A call center will never be as good at tech support as your own staff will be. They can help people reboot, and they can follow whatever troubleshooting steps you give them to follow. They can do basic billing and sales stuff as long as you give them the information they need to do that. You can't expect them to figure out anything that would require knowledge of your network, and to be frank I would try to keep your expectations as low as possible. Write them a troubleshooting guide as if you were writing it for an idiot.....be specific and clear and provide pictures.

Also, if you have any high value business accounts, make sure to account for that somehow. Your enterprise customers will get riled up if the call center tries to walk them through rebooting their equipment, which happens to be a licensed backhaul and Cisco router. Even more so once they figure out that the only thing the call center can do for them is open a ticket that you won't see until the morning. One way to address that is make the first step in the troubleshooting guide: "look at one of their monthly invoices, if it's greater than $500 then stop here and call our cell phones until we wake up".

All that said, it's better to have a warm body on the phone who can shield you from dumb problems. If nothing else, pay them per incident and only send them the overnight calls.


On 2/4/2016 12:23 AM, That One Guy /sarcasm wrote:
interesting, i anticipated lower level tech, more sales. sounds even better with actual tech support

On Wed, Feb 3, 2016 at 11:16 PM, Ken Hohhof <af...@kwisp.com <mailto:af...@kwisp.com>> wrote:

    I’m trying to imagine having the phones covered 24/7 for awhile
    and then taking it away after the night owls and lonely hearts get
    used to being able to call in the middle of the night.  Call
    center support must be a one-way street, you can’t go back.
    Because customers can accept being treated like dirt, but don’t
    ever give them something nice and then try to take it back.
    *From:* Jeremy <mailto:jeremysmi...@gmail.com>
    *Sent:* Wednesday, February 03, 2016 10:54 PM
    *To:* af@afmug.com <mailto:af@afmug.com>
    *Subject:* Re: [AFMUG] Call center pricing
    Yep, $24K a year.  They will do some basic sales, but you have to
    realize that these are tech support guys...they aren't really
    salesmen.  They are willing to answer some questions, and will
    schedule an install when someone calls in and says "I want to be
    installed on X day"...but when the customer needs to 'be sold'
    don't expect any big numbers.
    Still, when you add it up.  1,000 customers at $2,000 a
    month...you will never hire ONE employee at minimum wage to answer
    your calls at that rate.  Not to mention that employee will only
    work 8 hours a day. This route, you end up with a call center that
    has 15 or 20 techs that can take calls simultaneously, and it runs
    24 hours.  If you can't tell I've already sold myself and am
    working on switching right now.
    On Wed, Feb 3, 2016 at 9:11 PM, That One Guy /sarcasm
    <thatoneguyst...@gmail.com <mailto:thatoneguyst...@gmail.com>> wrote:

        so for 1k customers youd be looking at 24k per year?
        whats a 2 dollar service get you? basic tier 1 tech support
        (powercycle and a ticket)? basic billing stuff, take payments
        under specific circumstance, and a ticket?
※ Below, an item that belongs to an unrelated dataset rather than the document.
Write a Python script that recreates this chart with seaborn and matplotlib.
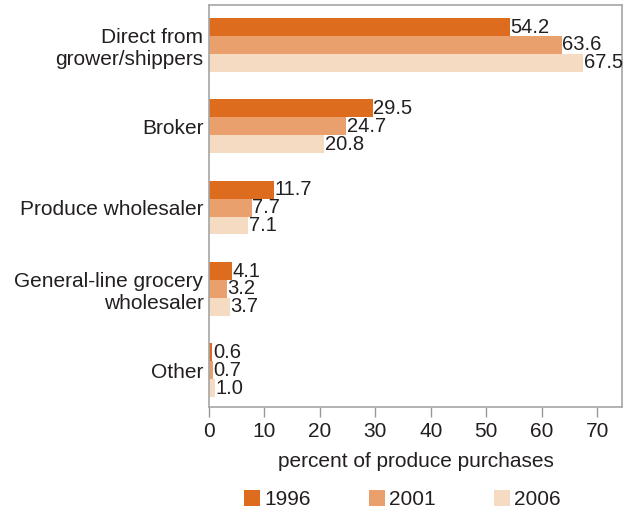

Presales info?
        On Wed, Feb 3, 2016 at 10:08 PM, Jeremy
        <jeremysmi...@gmail.com <mailto:jeremysmi...@gmail.com>> wrote:

            $2.00 per customer per month.
            On Wed, Feb 3, 2016 at 8:28 PM, That One Guy /sarcasm
            <thatoneguyst...@gmail.com
            <mailto:thatoneguyst...@gmail.com>> wrote:

                what kind of dough gets paid for call centers capable
                of answering our industries phones?
-- If you only see yourself as part of the team but you
                don't see your team as part of yourself you have
                already failed as part of the team.



-- If you only see yourself as part of the team but you don't see
        your team as part of yourself you have already failed as part
        of the team.




--
If you only see yourself as part of the team but you don't see your team as part of yourself you have already failed as part of the team.